### Goal:
Extract each line holding the word "matplotlib" from the entries.

A run of records:
============
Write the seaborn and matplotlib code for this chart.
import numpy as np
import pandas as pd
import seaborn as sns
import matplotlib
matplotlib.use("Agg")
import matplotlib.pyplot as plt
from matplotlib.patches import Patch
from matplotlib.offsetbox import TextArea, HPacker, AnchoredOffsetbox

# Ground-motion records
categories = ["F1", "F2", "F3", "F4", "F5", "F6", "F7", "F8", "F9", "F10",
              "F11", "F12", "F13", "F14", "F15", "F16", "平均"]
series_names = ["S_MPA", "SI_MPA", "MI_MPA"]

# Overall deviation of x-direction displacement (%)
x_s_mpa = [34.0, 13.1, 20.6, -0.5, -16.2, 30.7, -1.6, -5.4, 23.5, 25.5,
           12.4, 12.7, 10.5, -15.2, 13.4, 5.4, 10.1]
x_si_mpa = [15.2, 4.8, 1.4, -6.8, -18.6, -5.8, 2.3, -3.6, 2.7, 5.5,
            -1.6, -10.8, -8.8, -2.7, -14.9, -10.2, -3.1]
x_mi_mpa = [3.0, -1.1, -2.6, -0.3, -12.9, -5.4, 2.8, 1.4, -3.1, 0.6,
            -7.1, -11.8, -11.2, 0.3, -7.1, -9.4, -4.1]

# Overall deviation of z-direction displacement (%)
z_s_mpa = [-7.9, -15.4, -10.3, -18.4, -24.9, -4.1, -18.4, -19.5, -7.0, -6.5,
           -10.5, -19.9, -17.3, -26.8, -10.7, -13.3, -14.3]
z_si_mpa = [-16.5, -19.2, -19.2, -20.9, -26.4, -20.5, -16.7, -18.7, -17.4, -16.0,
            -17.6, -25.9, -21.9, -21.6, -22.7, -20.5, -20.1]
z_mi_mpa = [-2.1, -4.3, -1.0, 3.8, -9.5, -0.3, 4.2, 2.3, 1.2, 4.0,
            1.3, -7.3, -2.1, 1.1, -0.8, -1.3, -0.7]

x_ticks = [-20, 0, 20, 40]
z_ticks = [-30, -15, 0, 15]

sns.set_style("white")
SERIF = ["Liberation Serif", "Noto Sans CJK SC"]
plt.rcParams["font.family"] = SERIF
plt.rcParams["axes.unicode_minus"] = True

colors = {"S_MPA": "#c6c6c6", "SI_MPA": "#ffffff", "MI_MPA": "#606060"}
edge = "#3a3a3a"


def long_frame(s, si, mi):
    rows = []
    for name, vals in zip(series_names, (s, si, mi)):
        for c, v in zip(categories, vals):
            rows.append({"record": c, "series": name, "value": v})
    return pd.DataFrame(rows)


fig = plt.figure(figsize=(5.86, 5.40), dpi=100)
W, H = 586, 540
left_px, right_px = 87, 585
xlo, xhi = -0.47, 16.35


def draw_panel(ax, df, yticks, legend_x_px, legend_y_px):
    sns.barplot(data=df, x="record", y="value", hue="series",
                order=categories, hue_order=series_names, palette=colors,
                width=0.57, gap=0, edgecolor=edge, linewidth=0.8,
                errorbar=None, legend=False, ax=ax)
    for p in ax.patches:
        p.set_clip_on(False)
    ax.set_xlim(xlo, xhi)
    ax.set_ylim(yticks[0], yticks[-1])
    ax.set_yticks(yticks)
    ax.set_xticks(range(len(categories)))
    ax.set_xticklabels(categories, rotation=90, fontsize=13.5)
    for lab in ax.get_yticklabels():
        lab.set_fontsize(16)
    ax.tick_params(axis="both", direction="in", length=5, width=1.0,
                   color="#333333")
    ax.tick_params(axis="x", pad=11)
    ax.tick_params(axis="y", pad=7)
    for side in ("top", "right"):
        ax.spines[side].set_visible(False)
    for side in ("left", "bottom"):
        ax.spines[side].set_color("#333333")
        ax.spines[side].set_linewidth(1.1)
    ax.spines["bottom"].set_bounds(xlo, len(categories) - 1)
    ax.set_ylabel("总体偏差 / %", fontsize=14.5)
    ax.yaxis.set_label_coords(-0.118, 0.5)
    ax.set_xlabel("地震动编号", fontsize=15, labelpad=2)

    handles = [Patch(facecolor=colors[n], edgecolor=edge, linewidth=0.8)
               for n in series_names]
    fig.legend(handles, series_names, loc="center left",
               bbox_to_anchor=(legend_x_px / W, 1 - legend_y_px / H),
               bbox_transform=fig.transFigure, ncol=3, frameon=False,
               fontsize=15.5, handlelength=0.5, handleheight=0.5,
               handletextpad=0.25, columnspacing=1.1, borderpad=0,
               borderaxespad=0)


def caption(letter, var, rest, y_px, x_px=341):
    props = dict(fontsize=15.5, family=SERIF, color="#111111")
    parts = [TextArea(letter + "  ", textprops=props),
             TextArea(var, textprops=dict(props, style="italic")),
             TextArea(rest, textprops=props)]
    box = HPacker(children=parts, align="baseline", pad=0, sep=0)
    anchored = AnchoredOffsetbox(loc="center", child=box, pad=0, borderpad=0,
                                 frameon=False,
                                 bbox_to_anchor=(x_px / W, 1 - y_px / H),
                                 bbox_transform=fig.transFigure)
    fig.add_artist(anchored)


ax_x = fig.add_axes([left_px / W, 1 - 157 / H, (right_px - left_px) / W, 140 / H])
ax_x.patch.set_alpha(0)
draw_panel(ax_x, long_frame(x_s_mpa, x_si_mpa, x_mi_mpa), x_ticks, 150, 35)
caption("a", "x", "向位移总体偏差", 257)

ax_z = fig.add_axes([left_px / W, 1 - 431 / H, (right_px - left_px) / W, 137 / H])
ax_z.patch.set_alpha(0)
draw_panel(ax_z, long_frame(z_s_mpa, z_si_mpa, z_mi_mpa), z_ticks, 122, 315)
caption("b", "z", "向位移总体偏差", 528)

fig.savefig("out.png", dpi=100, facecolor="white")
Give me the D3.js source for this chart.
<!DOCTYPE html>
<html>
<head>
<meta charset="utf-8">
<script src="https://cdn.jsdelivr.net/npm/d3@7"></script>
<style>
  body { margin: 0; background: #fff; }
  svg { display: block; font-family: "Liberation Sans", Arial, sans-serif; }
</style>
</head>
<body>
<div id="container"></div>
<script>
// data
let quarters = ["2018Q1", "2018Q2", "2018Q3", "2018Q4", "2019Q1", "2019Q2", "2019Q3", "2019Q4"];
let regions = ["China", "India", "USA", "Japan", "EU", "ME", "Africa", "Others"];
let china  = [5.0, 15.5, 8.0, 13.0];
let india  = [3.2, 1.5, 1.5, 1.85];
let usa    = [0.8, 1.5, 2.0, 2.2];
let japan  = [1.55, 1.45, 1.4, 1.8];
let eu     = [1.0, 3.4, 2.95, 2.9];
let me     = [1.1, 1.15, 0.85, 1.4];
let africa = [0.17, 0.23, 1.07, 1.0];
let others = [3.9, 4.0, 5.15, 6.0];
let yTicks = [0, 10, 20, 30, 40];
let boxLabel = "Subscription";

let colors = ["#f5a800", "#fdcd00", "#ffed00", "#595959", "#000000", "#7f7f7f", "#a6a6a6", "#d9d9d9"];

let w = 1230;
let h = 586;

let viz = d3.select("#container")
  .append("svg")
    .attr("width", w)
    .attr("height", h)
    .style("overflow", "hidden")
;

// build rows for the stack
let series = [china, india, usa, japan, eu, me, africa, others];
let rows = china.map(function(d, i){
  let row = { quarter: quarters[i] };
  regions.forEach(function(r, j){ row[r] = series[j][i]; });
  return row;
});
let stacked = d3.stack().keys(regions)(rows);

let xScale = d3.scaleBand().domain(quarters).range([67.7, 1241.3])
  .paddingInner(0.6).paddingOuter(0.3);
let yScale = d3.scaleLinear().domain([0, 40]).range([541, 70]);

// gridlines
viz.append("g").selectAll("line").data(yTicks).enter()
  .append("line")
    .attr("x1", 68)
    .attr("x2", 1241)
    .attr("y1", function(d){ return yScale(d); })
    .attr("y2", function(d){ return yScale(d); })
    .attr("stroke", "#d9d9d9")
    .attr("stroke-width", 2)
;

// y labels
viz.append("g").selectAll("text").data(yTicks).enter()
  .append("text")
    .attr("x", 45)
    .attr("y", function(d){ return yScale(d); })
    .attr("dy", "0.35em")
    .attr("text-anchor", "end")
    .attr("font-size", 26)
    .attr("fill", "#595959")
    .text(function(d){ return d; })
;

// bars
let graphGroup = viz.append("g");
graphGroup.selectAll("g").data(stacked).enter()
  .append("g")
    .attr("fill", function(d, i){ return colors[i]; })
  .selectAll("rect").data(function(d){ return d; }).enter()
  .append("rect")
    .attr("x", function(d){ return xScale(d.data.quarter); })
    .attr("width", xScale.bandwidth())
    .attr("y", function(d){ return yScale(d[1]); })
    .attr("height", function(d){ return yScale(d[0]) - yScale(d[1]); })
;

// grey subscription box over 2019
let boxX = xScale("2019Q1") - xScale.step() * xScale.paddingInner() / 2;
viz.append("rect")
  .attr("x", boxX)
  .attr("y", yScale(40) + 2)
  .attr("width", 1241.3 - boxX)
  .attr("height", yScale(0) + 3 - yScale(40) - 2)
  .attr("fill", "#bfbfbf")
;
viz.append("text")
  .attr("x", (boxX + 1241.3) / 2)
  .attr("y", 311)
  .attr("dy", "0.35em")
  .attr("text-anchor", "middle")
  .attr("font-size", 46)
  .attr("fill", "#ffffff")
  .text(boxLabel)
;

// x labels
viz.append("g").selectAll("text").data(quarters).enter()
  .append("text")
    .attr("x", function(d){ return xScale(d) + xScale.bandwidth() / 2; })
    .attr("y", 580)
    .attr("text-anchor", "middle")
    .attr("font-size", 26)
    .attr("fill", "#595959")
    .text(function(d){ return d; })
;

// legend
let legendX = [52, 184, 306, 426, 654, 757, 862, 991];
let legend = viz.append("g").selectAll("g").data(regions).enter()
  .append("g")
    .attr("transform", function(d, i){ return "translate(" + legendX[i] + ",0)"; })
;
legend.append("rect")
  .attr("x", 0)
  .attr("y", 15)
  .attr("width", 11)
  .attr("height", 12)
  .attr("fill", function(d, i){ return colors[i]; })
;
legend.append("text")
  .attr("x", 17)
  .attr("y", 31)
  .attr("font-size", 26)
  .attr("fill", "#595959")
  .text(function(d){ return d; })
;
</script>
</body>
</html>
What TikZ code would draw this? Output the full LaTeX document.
============
### Reply to the task:
Write the seaborn and matplotlib code for this chart.
import matplotlib
matplotlib.use("Agg")
import matplotlib.pyplot as plt
from matplotlib.patches import Patch
from matplotlib.offsetbox import TextArea, HPacker, AnchoredOffsetbox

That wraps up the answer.